AI predicts outcomes of human rights trials

The judicial decisions of the European Court of Human Rights (ECtHR) have been predicted to 79% accuracy using an artificial intelligence (AI) method developed by researchers at University College London (UCL), the University of Sheffield and the University of Pennsylvania.

The method is the first to predict the outcomes of a major international court by automatically analysing case text using a machine learning algorithm.

"We don't see AI replacing judges or lawyers, but we think they'd find it useful for rapidly identifying patterns in cases that lead to certain outcomes," explained Dr Nikolaos Aletras, who led the study at UCL Computer Science. "It could also be a valuable tool for highlighting which cases are most likely to be violations of the European Convention on Human Rights."

In developing their method, the team found that judgements by the ECtHR are highly correlated to non-legal facts, rather than directly legal arguments, suggesting that judges of the Court are, in the jargon of legal theory, 'realists' rather than 'formalists'. This supports findings from previous studies of the decision-making processes of other high level courts, including the US Supreme Court.

"The study, which is the first of its kind, corroborates the findings of other empirical work on the determinants of reasoning performed by high level courts. It should be further pursued and refined, through the systematic examination of more data," explained co-author Dr Dimitrios Tsarapatsanis, Lecturer in Law at the University of Sheffield.


AI robot judge


A team of computer and legal scientists from the UK worked alongside Daniel Preoțiuc-Pietro – a postdoctoral researcher in natural language processing and machine learning from the University of Pennsylvania – to extract case information published by the ECtHR. They identified English language data sets for 584 cases relating to Articles 3, 6 and 8 of the Convention. Article 3 forbids torture and inhuman and degrading treatment (250 cases); Article 6 protects the right to a fair trial (80 cases) and Article 8 provides a right to respect for one's "private and family life, his home and his correspondence" (254 cases). They then applied an AI algorithm to find patterns in the text. To prevent bias and mislearning, they selected an equal number of violation and non-violation cases.

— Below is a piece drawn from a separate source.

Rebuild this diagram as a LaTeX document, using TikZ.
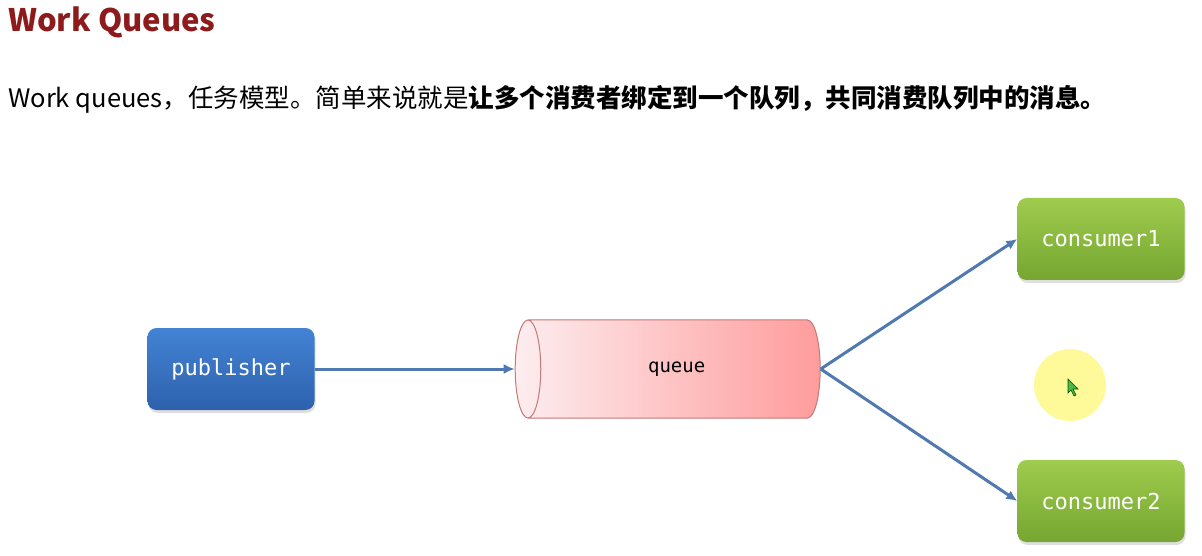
\documentclass[tikz,border=0pt]{standalone}
\usepackage{fontspec}
\setmonofont{DejaVu Sans Mono}
\newfontfamily\cjk{Noto Sans CJK SC}
\usetikzlibrary{arrows.meta,positioning,shapes.geometric,shadows}
\definecolor{titlered}{HTML}{8E1B1B}
\definecolor{linkblue}{HTML}{4F79B0}
\definecolor{pubtop}{HTML}{4383D4}
\definecolor{pubbot}{HTML}{2D61AD}
\definecolor{contop}{HTML}{9FCC4E}
\definecolor{conbot}{HTML}{76A631}
\definecolor{queueline}{HTML}{C47878}
\definecolor{queueleft}{HTML}{FDEDEF}
\definecolor{queueright}{HTML}{FF9C9C}

\begin{document}
\begin{tikzpicture}[
    x=1pt, y=1pt,
    pubbox/.style={rounded corners=9pt, minimum width=167pt, minimum height=82pt, top color=pubtop, bottom color=pubbot, text=white, font=\ttfamily\fontsize{22}{26}\selectfont, drop shadow={shadow xshift=1pt, shadow yshift=-3pt, opacity=0.25}},
    conbox/.style={rounded corners=9pt, minimum width=167pt, minimum height=82pt, top color=contop, bottom color=conbot, text=white, font=\ttfamily\fontsize{22}{26}\selectfont, drop shadow={shadow xshift=1pt, shadow yshift=-3pt, opacity=0.25}},
    queuebox/.style={cylinder, shape border rotate=180, shape aspect=1.2, minimum width=98pt, minimum height=305pt, draw=queueline, line width=1pt, left color=queueleft, right color=queueright, font=\ttfamily\fontsize{19}{23}\selectfont},
    arrow/.style={-{Latex[length=11pt, width=10pt]}, linkblue, line width=3pt}
]
\useasboundingbox (0,0) rectangle (1202,555);
% heading
\node[anchor=base west, inner sep=0, text=titlered, font=\cjk\bfseries\fontsize{31}{36}\selectfont] (title) at (8,523) {Work Queues};
\node[anchor=base west, inner sep=0, font=\cjk\fontsize{25.5}{30}\selectfont] (intro) at (8,447)
{Work queues，任务模型。简单来说就是\textbf{让多个消费者绑定到一个队列，共同消费队列中的消息。}};
% diagram
\node[pubbox] (pub) at (231,186) {publisher};
\node[queuebox, right=200pt of pub] (queue) {queue};
\node[conbox] (c1) at (1101,316) {consumer1};
\node[conbox] (c2) at (1101,54) {consumer2};
\draw[arrow] (pub) -- (queue.west);
\draw[arrow] (queue.east) -- (c1.west);
\draw[arrow] (queue.east) -- (c2.west);
% pointer
\fill[yellow!40] (1070,170) circle (36);
\filldraw[fill=green!60!black!70, draw=green!30!black, line width=0.6pt]
  (1068,176) -- (1068,162) -- (1071,165) -- (1074,159) -- (1076,160) -- (1073,166) -- (1078,166) -- cycle;
\end{tikzpicture}
\end{document}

The most reliable factors for predicting the court's final decision were found to be the language used, as well as the topics and the circumstances mentioned in the case text. The 'circumstances' section includes information about the factual background to the case. By combining the information extracted from the abstract 'topics' that the cases cover and 'circumstances' across data for all three Articles, an accuracy of 79% was achieved.

"Previous studies have predicted outcomes based on the nature of the crime, or the policy position of each judge – so this is the first time judgements have been predicted using analysis of text prepared by the court," said co-author Dr Lampos, UCL Computer Science.

"There is no reason why it cannot be extended to understand testimonies from witnesses or lawyers' notes," said Dr Aletras.

The study appears in the journal PeerJ Computer Science.